For decades, climate scientists have known what needed to happen: the world had to move away from fossil fuels. But knowing and doing are different things, especially when the old ways remain stubbornly profitable. Despite global pledges and political will, coal, oil, and natural gas still supplied roughly 80 percent of the world's energy as recently as last year.
That calculation may have changed forever two months ago, when conflict near the Strait of Hormuz — the narrow passage through which a fifth of the world's oil and gas flows — cut off a critical artery of global energy. Twenty-five countries are now reporting critical shortages of road fuel, jet fuel, or heating oil. Unlike the oil crises of the 1970s, however, this upheaval arrives at a moment when renewable alternatives have become genuinely competitive.
"We now have a viable alternative," said Selwin C. Hart, a special adviser to the United Nations Secretary-General, speaking at a first-of-its-kind international conference on transitioning away from fossil fuels held this week in Colombia. "Renewables have changed the equation."
The transformation is already visible. While some nations have scrambled back toward coal — the dirtiest fossil fuel — to keep lights on in the short term, others have announced significant investments in clean energy infrastructure. The crisis has accelerated decisions that might otherwise have taken years, forcing governments to confront their dependence on a volatile global supply chain and choose differently.

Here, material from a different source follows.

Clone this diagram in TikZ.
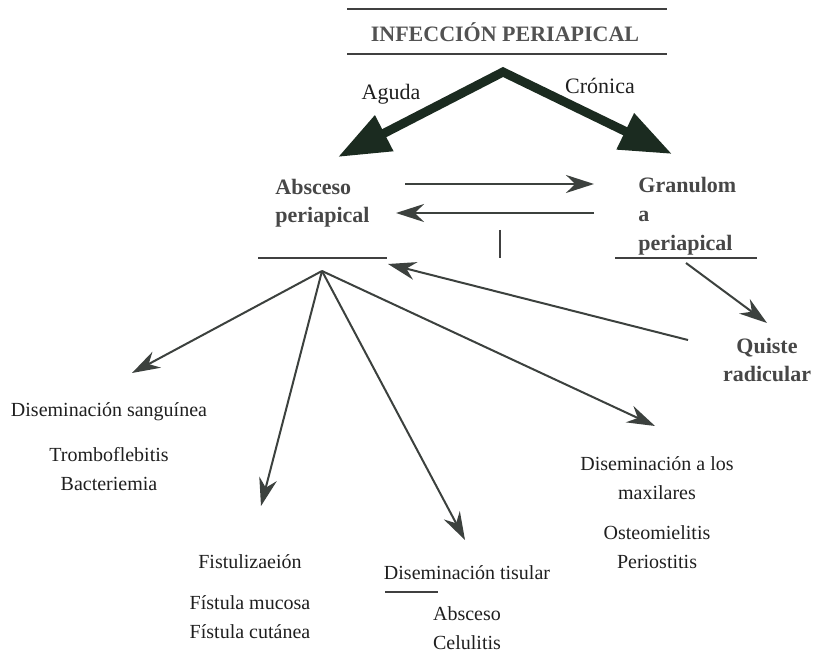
\documentclass[tikz,border=0pt]{standalone}
\usepackage{fontspec}
\setmainfont{Liberation Serif}
\usepackage{xcolor}
\usepackage{tikz}
\usetikzlibrary{positioning,arrows.meta}
\definecolor{arrowgreen}{HTML}{1B2B20}
\definecolor{arrowgray}{HTML}{3C413E}
\tikzset{title node/.style={font=\fontsize{11}{13}\selectfont\bfseries,text=black!68,inner sep=0pt},
bold node/.style={font=\fontsize{11}{14}\selectfont\bfseries,text=black!72,align=left,inner sep=0pt},
text node/.style={font=\fontsize{10}{14.5}\selectfont,text=black!88,align=center,inner sep=0pt},
thin arrow/.style={draw=arrowgray,line width=1pt,-{Stealth[length=14pt,width=9pt]}},
big arrow/.style={draw=arrowgreen,line width=4.5pt,line join=miter},
rule line/.style={draw=black!75,line width=.7pt},}

\begin{document}
\begin{tikzpicture}[x=0.5pt,y=-0.5pt]
    \useasboundingbox (0,0) rectangle (822,656);
    % title
    \node[title node] (1) at (505,32) {INFECCIÓN PERIAPICAL};
    \coordinate (t1) at (347,9);
    \coordinate (t2) at (667,9);
    \coordinate (t3) at (347,54);
    \coordinate (t4) at (667,54);
    \path[rule line] (t1) -- (t2) (t3) -- (t4);

    % aguda / cronica
    \coordinate (top) at (503,72);
    \coordinate (lt) at (338,157);
    \coordinate (rt) at (672,154);
    \draw[big arrow,{Triangle[length=26pt,width=19pt]}-{Triangle[length=26pt,width=19pt]}] (lt) -- (top) -- (rt);
    \node[text node,font=\fontsize{11}{13}\selectfont] (2) at (391,94) {Aguda};
    \node[text node,font=\fontsize{11}{13}\selectfont] (3) at (600,86) {Crónica};

    % absceso / granuloma
    \node[bold node,anchor=west] (4) at (275,203) {Absceso\\periapical};
    \node[bold node,anchor=west,font=\fontsize{11}{14.5}\selectfont\bfseries] (5) at (638,216) {Granulom\\a\\periapical};
    \node[bold node,align=center] (6) at (767,360) {Quiste\\radicular};
    \coordinate (a1) at (405,184);
    \coordinate (a2) at (594,184);
    \coordinate (a3) at (594,213);
    \coordinate (a4) at (396,213);
    \path (a1) edge[thin arrow] (a2)
          (a3) edge[thin arrow] (a4);
    \coordinate (v1) at (500,230);
    \coordinate (v2) at (500,258);
    \coordinate (u1) at (258,258);
    \coordinate (u2) at (387,258);
    \coordinate (u3) at (615,258);
    \coordinate (u4) at (757,258);
    \path[rule line] (v1) -- (v2) (u1) -- (u2) (u3) -- (u4);
    \coordinate (g1) at (686,263);
    \coordinate (g2) at (767,323);
    \coordinate (q1) at (688,340);
    \coordinate (q2) at (388,264);
    \path (g1) edge[thin arrow] (g2)
          (q1) edge[thin arrow] (q2);

    % consequences
    \coordinate (c) at (322,271);
    \coordinate (s) at (132,373);
    \coordinate (f) at (261,506);
    \coordinate (d) at (465,540);
    \coordinate (m) at (655,426);
    \path (c) edge[thin arrow] (s)
          (c) edge[thin arrow] (f)
          (c) edge[thin arrow] (d)
          (c) edge[thin arrow] (m);

    \node[text node] (7) at (109,412) {Diseminación sanguínea};
    \node[text node] (8) [below = 13pt of 7] {Tromboflebitis\\Bacteriemia};
    \node[text node] (9) at (250,562) {Fistulizaeión};
    \node[text node] (10) [below = 13pt of 9] {Fístula mucosa\\Fístula cutánea};
    \node[text node] (11) at (467,573) {Diseminación tisular};
    \node[text node] (12) [below = 13pt of 11] {Absceso\\Celulitis};
    \coordinate (w1) at (385,592);
    \coordinate (w2) at (438,592);
    \path[rule line] (w1) -- (w2);
    \node[text node] (13) at (657,478) {Diseminación a los\\maxilares};
    \node[text node] (14) [below = 12.5pt of 13] {Osteomielitis\\Periostitis};
\end{tikzpicture}
\end{document}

The numbers reveal both the scale of disruption and the scope of opportunity. Iraq, for instance, saw oil revenue plummet by more than 70 percent in March alone as its export routes dried up. Yet countries with robust renewable capacity have insulated their citizens from the worst of the shortages. Solar and wind, once dismissed as impractical for reliable baseload power, are now filling gaps that would have been catastrophic even a decade ago.
Of course, the path forward remains tangled. Coal is gaining renewed appeal as nations desperate for electricity reach for whatever burns. And solar and wind still struggle to provide the around-the-clock power that factories and hospitals require, meaning the transition will not be instant or smooth.
"It's hard to say which direction things will go," Daan Walter, a lead researcher at the energy think tank Ember, told Grist.
Yet the trajectory seems clearer than it did before. The Strait of Hormuz blockade has exposed a vulnerability that cannot be patched with temporary fixes. Countries that invest now in storage technology, grid modernization, and diversified energy sources will be better positioned for whatever comes next. For the first time in the modern era, the answer to an energy crisis might genuinely be: build solar farms, not strategic reserves.